One of the plays in Headrick’s anthology, Eclipsed, by Patricia Burke Brogan, takes audiences into the hearts of Magdalene women whose babies were taken from them. Through Brogan’s 1992 play, which has been performed in places as far-flung as Peru and Belgium, audiences have shared the sorrow of these stories. In 2010, when Galway city leaders proposed moving the Magdalene statue from a busy thoroughfare to an out-of-the-way location, Brogan told the Connacht Tribune, “I’ll chain myself to the statue” in protest. In 2013, Headrick spent seven weeks in Ireland as a Moore Visiting Fellow at the National University of Ireland, Galway, researching the production history of Brogan’s play.

Unlike novels, whose characters come to life inside the mind of the reader, plays must be performed to fulfill their literary purpose.
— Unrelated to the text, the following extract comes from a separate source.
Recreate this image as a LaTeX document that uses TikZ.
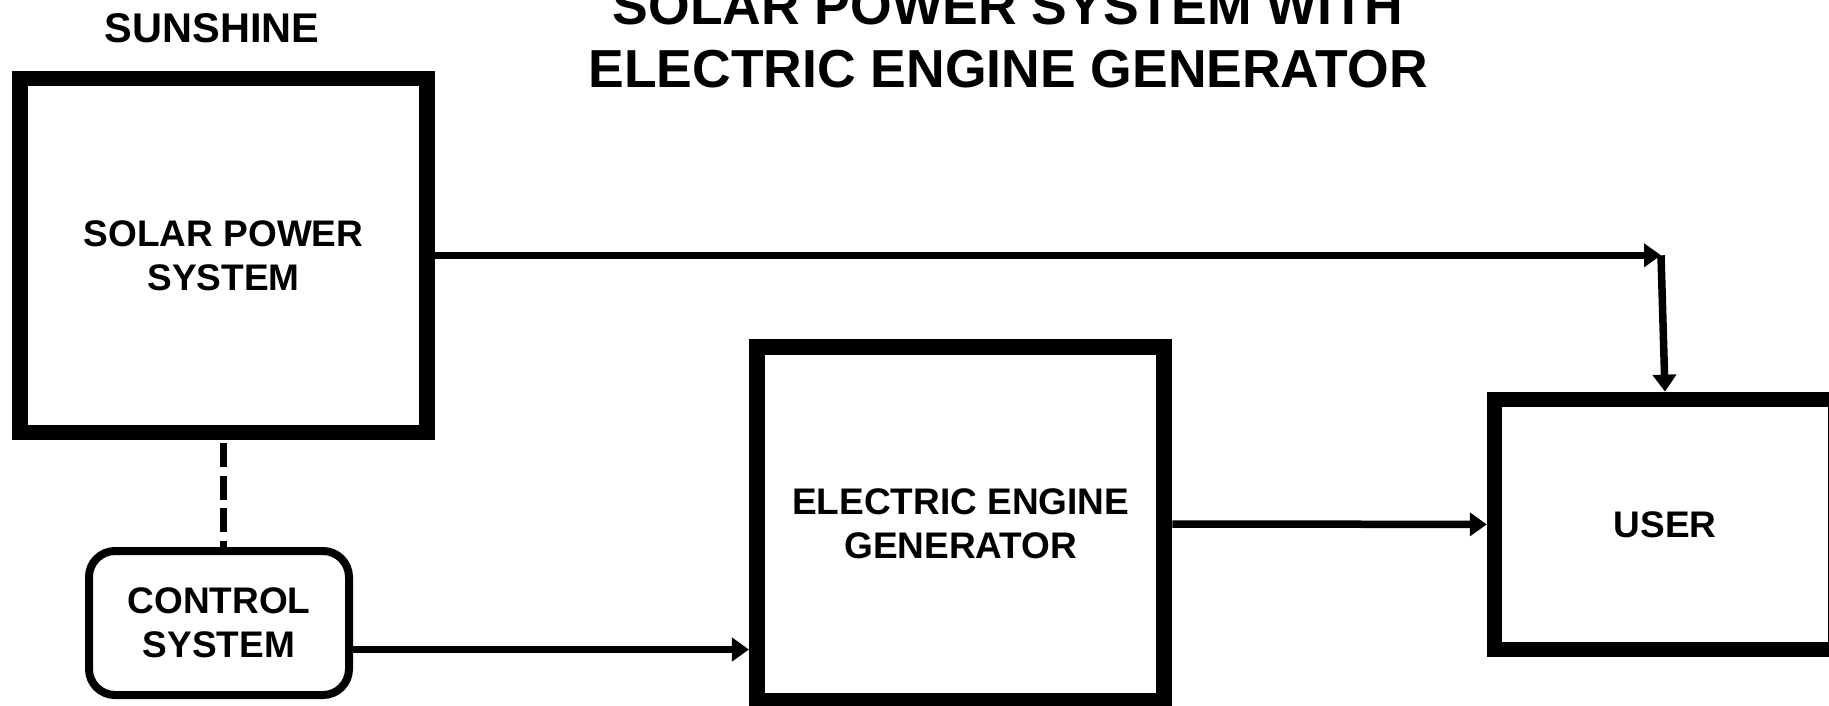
\documentclass[tikz,border=0pt]{standalone}
\usepackage{fontspec}
\setmainfont{Liberation Sans}
\usetikzlibrary{arrows.meta}
\newcommand\dgbody{\fontsize{37pt}{44pt}\selectfont\bfseries}
\newcommand\dgtitle{\fontsize{53.5pt}{62.7pt}\selectfont\bfseries}
\newcommand\dgsun{\fontsize{41.5pt}{48pt}\selectfont\bfseries}
\begin{document}
\begin{tikzpicture}[x=1pt,y=-1pt,
  box/.style={draw, rectangle, line width=15.5pt, align=center, font=\dgbody},
  ctrlbox/.style={draw, rectangle, rounded corners=26pt, line width=8pt, align=center, font=\dgbody},
  conn/.style={line width=7.5pt, -{Triangle[length=17pt,width=23pt]}},
  dashconn/.style={line width=7.7pt, dash pattern=on 24pt off 8.5pt, dash phase=29.5pt}
]
\useasboundingbox (0,0) rectangle (1829,705);
\clip (0,0) rectangle (1829,705);

\node[font=\dgtitle, align=center] (title) at (1008,37.3) {SOLAR POWER SYSTEM WITH\\ELECTRIC ENGINE GENERATOR};
\node[font=\dgsun] (sun) at (212,28.3) {SUNSHINE};

\node[box, minimum width=407pt, minimum height=354pt] (solar) at (223.6,255.3) {SOLAR POWER\\SYSTEM};
\node[box, line width=16pt, minimum width=407.5pt, minimum height=354pt] (eeg) at (960.7,524) {ELECTRIC ENGINE\\GENERATOR};
\node[box, minimum width=341pt, minimum height=250pt] (user) at (1665,524.4) {USER};
\node[ctrlbox, minimum width=260pt, minimum height=144pt] (ctrl) at (219,623) {CONTROL\\SYSTEM};

\coordinate (j) at (1661,255.3);
\coordinate (cy) at (0,649.5);

\draw[conn] (solar.east) -- (j);
\draw[conn] (j) -- (user.north);
\draw[conn] (eeg.east) -- (user.west);
\draw[conn] (ctrl.east |- cy) -- (eeg.west |- cy);
\draw[dashconn] (solar.south) -- (solar.south |- ctrl.north);
\end{tikzpicture}
\end{document}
But staging takes backing, both financial and professional. Without the imprimatur of the powers that be, new playwrights may never see their words come to life in front of an audience.
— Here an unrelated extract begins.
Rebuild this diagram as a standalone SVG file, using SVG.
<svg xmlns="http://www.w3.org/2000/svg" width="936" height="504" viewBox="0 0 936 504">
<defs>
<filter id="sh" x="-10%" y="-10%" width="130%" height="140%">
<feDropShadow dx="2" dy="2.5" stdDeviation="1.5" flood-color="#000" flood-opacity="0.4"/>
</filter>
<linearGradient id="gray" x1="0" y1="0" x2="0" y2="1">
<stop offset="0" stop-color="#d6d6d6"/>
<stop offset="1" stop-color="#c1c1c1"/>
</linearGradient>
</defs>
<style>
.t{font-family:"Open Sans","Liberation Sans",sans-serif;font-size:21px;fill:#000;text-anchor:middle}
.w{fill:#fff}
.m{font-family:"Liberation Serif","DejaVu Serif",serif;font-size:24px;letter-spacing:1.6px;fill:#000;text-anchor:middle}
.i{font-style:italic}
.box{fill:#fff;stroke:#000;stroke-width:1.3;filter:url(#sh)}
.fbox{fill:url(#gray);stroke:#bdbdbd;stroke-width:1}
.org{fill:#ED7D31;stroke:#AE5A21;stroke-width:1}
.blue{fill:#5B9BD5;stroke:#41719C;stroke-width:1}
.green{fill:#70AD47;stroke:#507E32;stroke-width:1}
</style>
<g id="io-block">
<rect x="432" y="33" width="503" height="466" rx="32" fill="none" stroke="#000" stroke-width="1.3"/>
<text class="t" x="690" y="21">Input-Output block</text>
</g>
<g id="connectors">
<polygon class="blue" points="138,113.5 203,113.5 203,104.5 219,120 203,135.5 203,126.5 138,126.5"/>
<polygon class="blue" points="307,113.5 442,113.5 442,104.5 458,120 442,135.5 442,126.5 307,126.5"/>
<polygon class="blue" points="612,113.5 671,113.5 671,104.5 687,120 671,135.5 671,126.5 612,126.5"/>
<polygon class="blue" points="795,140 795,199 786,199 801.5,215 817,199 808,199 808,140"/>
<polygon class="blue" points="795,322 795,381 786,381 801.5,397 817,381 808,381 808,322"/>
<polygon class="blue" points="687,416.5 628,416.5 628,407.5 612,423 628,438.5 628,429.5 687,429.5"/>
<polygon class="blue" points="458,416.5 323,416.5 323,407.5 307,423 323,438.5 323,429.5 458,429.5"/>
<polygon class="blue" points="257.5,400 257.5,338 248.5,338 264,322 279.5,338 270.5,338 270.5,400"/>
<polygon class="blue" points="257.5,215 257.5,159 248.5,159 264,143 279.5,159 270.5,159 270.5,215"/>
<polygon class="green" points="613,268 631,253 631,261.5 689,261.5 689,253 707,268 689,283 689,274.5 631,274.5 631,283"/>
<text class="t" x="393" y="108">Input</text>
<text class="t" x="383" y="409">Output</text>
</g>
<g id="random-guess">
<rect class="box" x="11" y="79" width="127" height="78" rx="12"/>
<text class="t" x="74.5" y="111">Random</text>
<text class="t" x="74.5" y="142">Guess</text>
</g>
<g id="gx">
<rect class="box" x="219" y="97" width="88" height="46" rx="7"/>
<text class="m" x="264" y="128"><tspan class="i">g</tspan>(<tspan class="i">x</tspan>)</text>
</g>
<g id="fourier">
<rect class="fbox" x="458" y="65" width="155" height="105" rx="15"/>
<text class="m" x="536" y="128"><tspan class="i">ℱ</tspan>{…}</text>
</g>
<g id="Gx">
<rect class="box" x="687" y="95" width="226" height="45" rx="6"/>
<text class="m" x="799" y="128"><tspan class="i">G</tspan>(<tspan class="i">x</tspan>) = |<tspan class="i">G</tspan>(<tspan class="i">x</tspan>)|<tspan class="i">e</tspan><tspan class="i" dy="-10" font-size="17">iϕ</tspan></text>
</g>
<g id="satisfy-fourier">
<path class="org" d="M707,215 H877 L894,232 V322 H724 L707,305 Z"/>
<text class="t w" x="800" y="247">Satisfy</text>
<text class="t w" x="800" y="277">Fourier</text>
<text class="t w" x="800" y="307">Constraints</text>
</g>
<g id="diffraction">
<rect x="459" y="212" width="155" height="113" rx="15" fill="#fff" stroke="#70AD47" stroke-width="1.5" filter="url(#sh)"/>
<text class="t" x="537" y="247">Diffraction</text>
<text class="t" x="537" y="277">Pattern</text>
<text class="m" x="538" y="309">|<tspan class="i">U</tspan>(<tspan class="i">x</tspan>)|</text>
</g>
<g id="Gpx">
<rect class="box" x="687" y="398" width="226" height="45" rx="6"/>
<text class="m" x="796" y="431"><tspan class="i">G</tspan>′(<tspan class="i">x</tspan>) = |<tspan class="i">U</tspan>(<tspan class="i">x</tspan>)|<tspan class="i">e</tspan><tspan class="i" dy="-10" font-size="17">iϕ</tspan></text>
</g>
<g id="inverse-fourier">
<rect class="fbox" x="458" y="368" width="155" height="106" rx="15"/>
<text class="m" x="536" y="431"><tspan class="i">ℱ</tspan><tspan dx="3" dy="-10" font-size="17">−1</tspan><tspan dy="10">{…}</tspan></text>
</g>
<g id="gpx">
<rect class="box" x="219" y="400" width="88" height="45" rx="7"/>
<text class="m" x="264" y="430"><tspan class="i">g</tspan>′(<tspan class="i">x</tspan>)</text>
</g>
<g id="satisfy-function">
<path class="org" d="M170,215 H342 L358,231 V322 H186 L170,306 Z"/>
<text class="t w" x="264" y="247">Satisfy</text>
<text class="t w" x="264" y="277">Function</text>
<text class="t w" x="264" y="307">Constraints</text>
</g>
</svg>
For more than 100 years, the arbiter and gatekeeper of Irish drama has been the Abbey Theatre, formerly the National Theatre of Ireland. There, audiences from the world over line up to see the works of Irish luminaries like Samuel Beckett and W.B. Yeats. But with a couple of notable
exceptions, including Yeats’ affluent friend Lady Augusta Gregory (who co-founded the Abbey Theatre with him in the early 1900s), very few women have broken in.

“The Abbey has an abysmal record of producing plays by women — abysmal,” Headrick says. “If your play didn’t have a character in the categories of mother or whore, it was rejected.” So for a very long time, scripts by talented Irish women sat on shelves, unseen, unheard and unpublished.

But these days, women playwrights are pushing the parameters of access and content in Ireland. “Women playwrights today are examining their own status in society as well as the status of other powerless groups,” Headrick and Kearney write in their book. Unflinchingly, these playwrights are tackling some of life’s toughest issues: battered wives and bigamy, female prisoners and family violence, searing poverty and labor strife. And, not content to remain under the thumb of the theater establishment, they have looked beyond the Abbey to form their own companies and produce theater on their own terms. “There’s more to Irish drama than what takes place in a pub or a kitchen,” Headrick wryly notes.

For her part, Headrick works tirelessly to not only study but also stage Irish plays. At Oregon State, for instance, her recent directorial highlights include Deevy’s The King of Spain’s Daughter and The Sugar Wife by Elizabeth Kuti. She also has guest-directed numerous Irish plays throughout the Pacific Northwest as well as in Texas, Oklahoma, Georgia, Kentucky and Indiana.

For Headrick and Kearney’s book, theater critic and scholar Patrick Lonergan of the National University of Ireland, Galway, wrote a blurb summing up its contribution to Irish drama: “Women characters dominate the Irish stage — yet, for decades, Irish women dramatists have been
neglected, ignored and sometimes deliberately marginalized. This wonderful new anthology takes an important step toward addressing and redressing that problem.”